En octobre 2009, soit à peine un an après ton accident, tu es devenu champion d’Europe du 100 m papillon. T’imaginais-tu avoir autant de succès dans le handisport aussi rapidement ?

Il ne faut pas oublier que j’étais déjà nageur de haut niveau avant. J’avais un bon niveau national. J’étais alors capable de faire des choses formidables à l’entraînement mais je n’arrivais pas à me dépasser le jour de la compétition. Je ne suis donc pas devenu champion du jour au lendemain. Si je n’avais pas déjà été un ancien nageur de très bon niveau, je pense que ça ne se serait pas passé comme ça dans le handisport. J’avais quand même nagé trente heures par semaine pendant cinq ans ! Il y avait un vécu ! Donc je ne m’y attendais pas, mais quand j’ai vu que j’avais la rage et l’envie de tout casser, je me suis alors dit que je pouvais gagner.

Quels sont tes prochains objectifs ? As-tu déjà en tête les Jeux Paralympiques de Rio en 2016 ?

Juste après les Jeux, j’ai pris un peu soin de moi et de mon entourage. Je me suis reposé. J’ai aussi partagé cette médaille, notamment en allant voir des jeunes. Ayant désormais cette médaille, j’ai envie de la partager et que les gens soient fiers des médaillés français.

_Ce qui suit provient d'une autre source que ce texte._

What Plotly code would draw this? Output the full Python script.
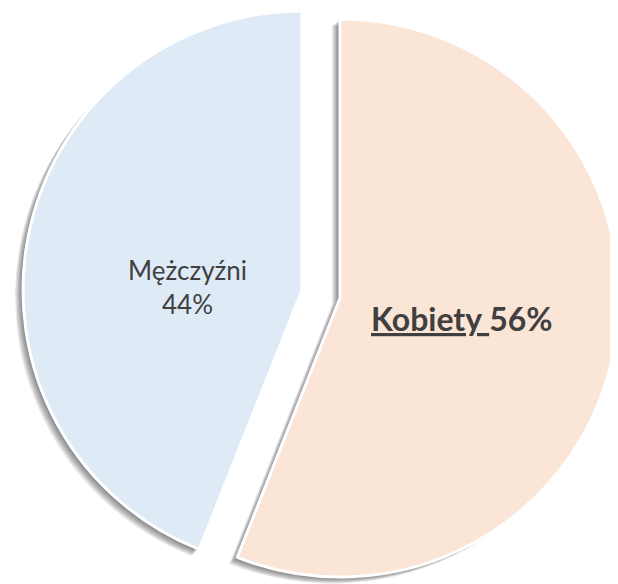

Maintenant, je suis bien sûr en train de reprendre ma carrière. Les Championnats de France arrivent en février et vont permettre de voir où j’en suis. En août, il y aura les Championnats du monde à Montréal. J’y pense mais il faut d’abord s’entraîner correctement pour pouvoir faire quelque chose d’exceptionnel là-bas. Ensuite, bien sûr qu’il y a les Jeux de Rio. Je les envisage, mais il faut avoir les budgets pour y aller. En handisport, ce n’est pas gagné d’avance : quand on arrive à boucler l’année, c’est déjà pas mal !

Merci beaucoup Charles pour ta disponibilité et bonne chance pour la suite de ta carrière !

Crédits photos : AFP (photo 2) et G. Picout (photo 3)

La carrière de Charles Rozoy en quelques lignes :

Charles Rozoy commence sa carrière chez les valides et atteint un bon niveau national. En juillet 2008, un accident de moto lui rend le bras gauche paralysé. Il se lance alors dans le handisport.

En octobre 2009, il dispute sa première compétition internationale et devient champion d’Europe du 100 m papillon en grand bassin. Deux mois plus tard, il prend l’or du 100 m papillon ainsi que le bronze sur 50 et 100 m nage libre des Championnats du monde en petit bassin. Il bat alors le record du monde du 100 m papillon. En 2010, lors des Championnats du monde en grand bassin, il obtient le bronze sur 100 m papillon et 4*50 m nage libre.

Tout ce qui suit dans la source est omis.